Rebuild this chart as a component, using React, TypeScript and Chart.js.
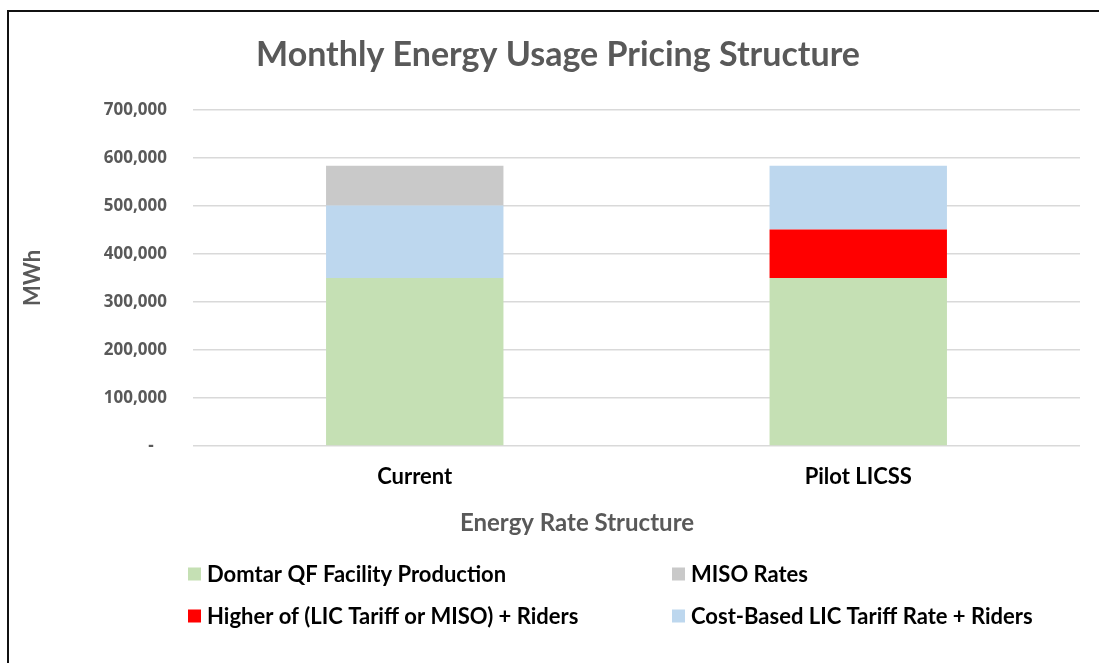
import React, { useEffect, useRef } from 'react';
import { Chart, registerables } from 'chart.js';

Chart.register(...registerables);

// ---- data ----
const categories = ['Current', 'Pilot LICSS'];
const seriesNames = [
  'Domtar QF Facility Production',
  'Higher of (LIC Tariff or MISO) + Riders',
  'Cost-Based LIC Tariff Rate + Riders',
  'MISO Rates',
];
const domtarQF = [350000, 350000];
const higherOfLIC = [0, 101000];
const costBasedLIC = [151000, 133000];
const misoRates = [83000, 0];
const yMax = 700000;
const yStep = 100000;
const chartTitle = 'Monthly Energy Usage Pricing Structure';
const xAxisTitle = 'Energy Rate Structure';
const yAxisTitle = 'MWh';
// legend reading order (indices into seriesNames)
const legendOrder = [0, 3, 1, 2];

const seriesValues = [domtarQF, higherOfLIC, costBasedLIC, misoRates];
const seriesColors = ['#C5E0B4', '#FF0000', '#BDD7EE', '#C9C9C9'];

const W = 1099;
const H = 663;

const decorPlugin = {
  id: 'decor',
  beforeDraw(chart: any) {
    const { ctx } = chart;
    ctx.save();
    ctx.fillStyle = '#ffffff';
    ctx.fillRect(0, 0, W, H);
    ctx.restore();
  },
  afterDraw(chart: any) {
    const { ctx } = chart;
    ctx.save();
    // frame
    ctx.fillStyle = '#111111';
    ctx.fillRect(7, 10, 2, H - 10);
    ctx.fillRect(7, 10, W - 7, 2);
    // title
    ctx.fillStyle = '#595959';
    ctx.textAlign = 'center';
    ctx.textBaseline = 'middle';
    ctx.font = 'bold 34px Lato';
    ctx.fillText(chartTitle, 558, 55);
    // x axis title
    ctx.font = 'bold 24px Lato';
    ctx.fillText(xAxisTitle, 577, 523);
    // legend
    const colX = [188, 672];
    const rowY = [574, 616];
    ctx.font = 'bold 22px Lato';
    ctx.textAlign = 'left';
    legendOrder.forEach((di, i) => {
      const col = i % 2;
      const row = Math.floor(i / 2);
      const x = colX[col];
      const y = rowY[row];
      ctx.fillStyle = seriesColors[di];
      ctx.fillRect(x, y - 6.5, 13, 13);
      ctx.fillStyle = '#000000';
      ctx.fillText(seriesNames[di], x + 19, y + 1);
    });
    ctx.restore();
  },
};

export default function App() {
  const ref = useRef<HTMLCanvasElement | null>(null);

  useEffect(() => {
    if (!ref.current) return;
    const chart = new Chart(ref.current, {
      type: 'bar',
      data: {
        labels: categories,
        datasets: seriesNames.map((name, i) => ({
          label: name,
          data: seriesValues[i],
          backgroundColor: seriesColors[i],
          borderWidth: 0,
          barPercentage: 0.4,
          categoryPercentage: 1.0,
        })),
      },
      options: {
        responsive: false,
        animation: false,
        devicePixelRatio: 1,
        layout: { padding: { top: 110, right: 19, bottom: 147, left: 0 } },
        plugins: {
          legend: { display: false },
          title: { display: false },
          tooltip: { enabled: false },
        },
        scales: {
          x: {
            stacked: true,
            grid: { display: false, drawTicks: false },
            border: { display: false },
            ticks: {
              color: '#000000',
              font: { family: 'Lato', weight: 'bold', size: 22 },
              padding: 18,
            },
            afterFit: (s: any) => {
              s.height = 70;
            },
          },
          y: {
            stacked: true,
            min: 0,
            max: yMax,
            grid: { color: '#D9D9D9', lineWidth: 1.5, drawTicks: false },
            border: { display: false },
            ticks: {
              stepSize: yStep,
              color: '#595959',
              font: { family: 'Open Sans', weight: 'bold', size: 17 },
              padding: 26,
              callback: (v: any) => (Number(v) === 0 ? '-   ' : Number(v).toLocaleString('en-US')),
            },
            title: {
              display: true,
              text: yAxisTitle,
              color: '#595959',
              font: { family: 'Lato', weight: 'bold', size: 22 },
              padding: { top: 20, bottom: 0 },
            },
            afterFit: (s: any) => {
              s.width = 193;
            },
          },
        },
      },
      plugins: [decorPlugin],
    });
    return () => chart.destroy();
  }, []);

  return (
    <div style={{ position: 'absolute', left: 0, top: 0, width: W, height: H, background: '#fff' }}>
      <canvas ref={ref} width={W} height={H} style={{ display: 'block', width: W, height: H }} />
    </div>
  );
}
━━━━━━━━
Please restate the material above line by line, exactly, beginning at its first line and ending with the line that contains "const H = 663;", without any pictures.

Rebuild this chart as a component, using React, TypeScript and Chart.js.
import React, { useEffect, useRef } from 'react';
import { Chart, registerables } from 'chart.js';

Chart.register(...registerables);

// ---- data ----
const categories = ['Current', 'Pilot LICSS'];
const seriesNames = [
  'Domtar QF Facility Production',
  'Higher of (LIC Tariff or MISO) + Riders',
  'Cost-Based LIC Tariff Rate + Riders',
  'MISO Rates',
];
const domtarQF = [350000, 350000];
const higherOfLIC = [0, 101000];
const costBasedLIC = [151000, 133000];
const misoRates = [83000, 0];
const yMax = 700000;
const yStep = 100000;
const chartTitle = 'Monthly Energy Usage Pricing Structure';
const xAxisTitle = 'Energy Rate Structure';
const yAxisTitle = 'MWh';
// legend reading order (indices into seriesNames)
const legendOrder = [0, 3, 1, 2];

const seriesValues = [domtarQF, higherOfLIC, costBasedLIC, misoRates];
const seriesColors = ['#C5E0B4', '#FF0000', '#BDD7EE', '#C9C9C9'];

const W = 1099;
const H = 663;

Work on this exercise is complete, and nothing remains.